BENİM UFAK TIRNAĞIM OLAMAZ

Özgün tarzda müzik yapan yeni isimlerden birine öfkeli olduğunu söyleyen Mustafa Keser “Bir adam var adını vermeyeyim. 5-6 yıl önce benim Ankara Jolly Joker’de verdiğim konserde “Abbas” bölümünde yere çilingir sofrasına oturdu. Mekanın ortaklarından biri zorla bana rica minnet onu oraya çıkarttı. “Yanında görünsün adam olsun” dediler. Sayemizde göründü şimdi fazla adam oldu bizi tanımıyor. İki kez uçakta karşılaştık kafasını çevirdi. Onu fena paylayacağım. Bir gün yüzüne karşı söyleyeceğim çevirip ne lazımsa gerekeni konuşacağım. Eşim de yanımdaydı hayret etti. “Bu o değil mi sana bakmadı” dedi, ben de “O kadar adam” dedim. Halbu ki benim ufak tırnağım bile olamaz” diye konuştu.
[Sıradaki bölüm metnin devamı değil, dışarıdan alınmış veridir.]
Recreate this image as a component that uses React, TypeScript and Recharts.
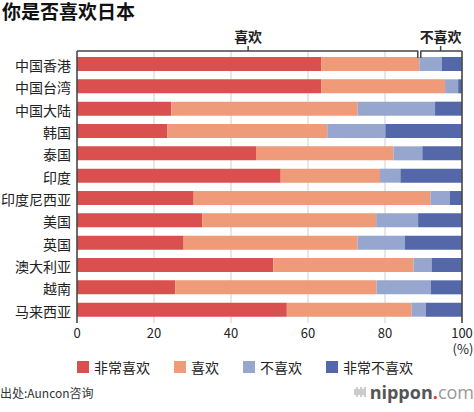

BİR KERİZ ATTIM CAMİANIN AHLAKINI BOZDUM

“Haktan şarkı söylerken şarkının özünü bilmesem o olduğunu anlamam” diyen Mustafa Keser şunları dile getirdi: “Şarkıda name dedikleri içine bir şey katmak değil içine etmektir. Dünya müzikleri içinde bizim piyasada yapılan kadar rezalet bir müzik görmüyorum. Özellikle arabeskçi takımda var. Şunu da belirtmek isterim bunun münebbihi benim. 1987 yılından önceki kasetleri inceleyin o zamana kadar her şey normal. Müzisyenler namelere ‘keriz’ der. 1987 yılında ilk kez ben keriz attım, hepsinin ahlakını bozdum beni taklit edecekler benim gibi okuyacaklar diye böyle rezalet bir hale getirdiler müzik sektörünü. Benim karakolda ayna var şarkımdan sonra hepsi keriz atmaya başladı. Benim ne yaptığımı anlayacak kapasitede olmadıkları için kendi yaptıklarıyla benim yaptığımı aynı şey zannettiler müzik bilgileri olmadığı için. Benim yaptığım musikinin matematiği içinde olan şeyler. O yaptı bende yaptım dediler ama onlar içine yaptı. Aksini iddia eden varsa gelsin bana konuşsun gerekli cevabı veririm.”

TARİKAT LİDERİ GİBİ KARŞILANIYORUM

“Kıymetinizi bildiler mi?” sorusuna karşılık Mustafa Keser “Son 15 yıldır evet fazlasıyla maddi manevi kıymetim bilindi. Türkiye’de Konservatuara gitmeden orada hocalık yapmış biriyim. Müzeyyen Senar, Zeki Müren, Safiye Aylalar’la çalıştım. Son zamanlarda ziyadesiyle mutluyum. Nereye gitsem beni tarikat lideri gibi karşılıyorlar. Herkes sarılıyor elimi öpmek istiyor” dedi.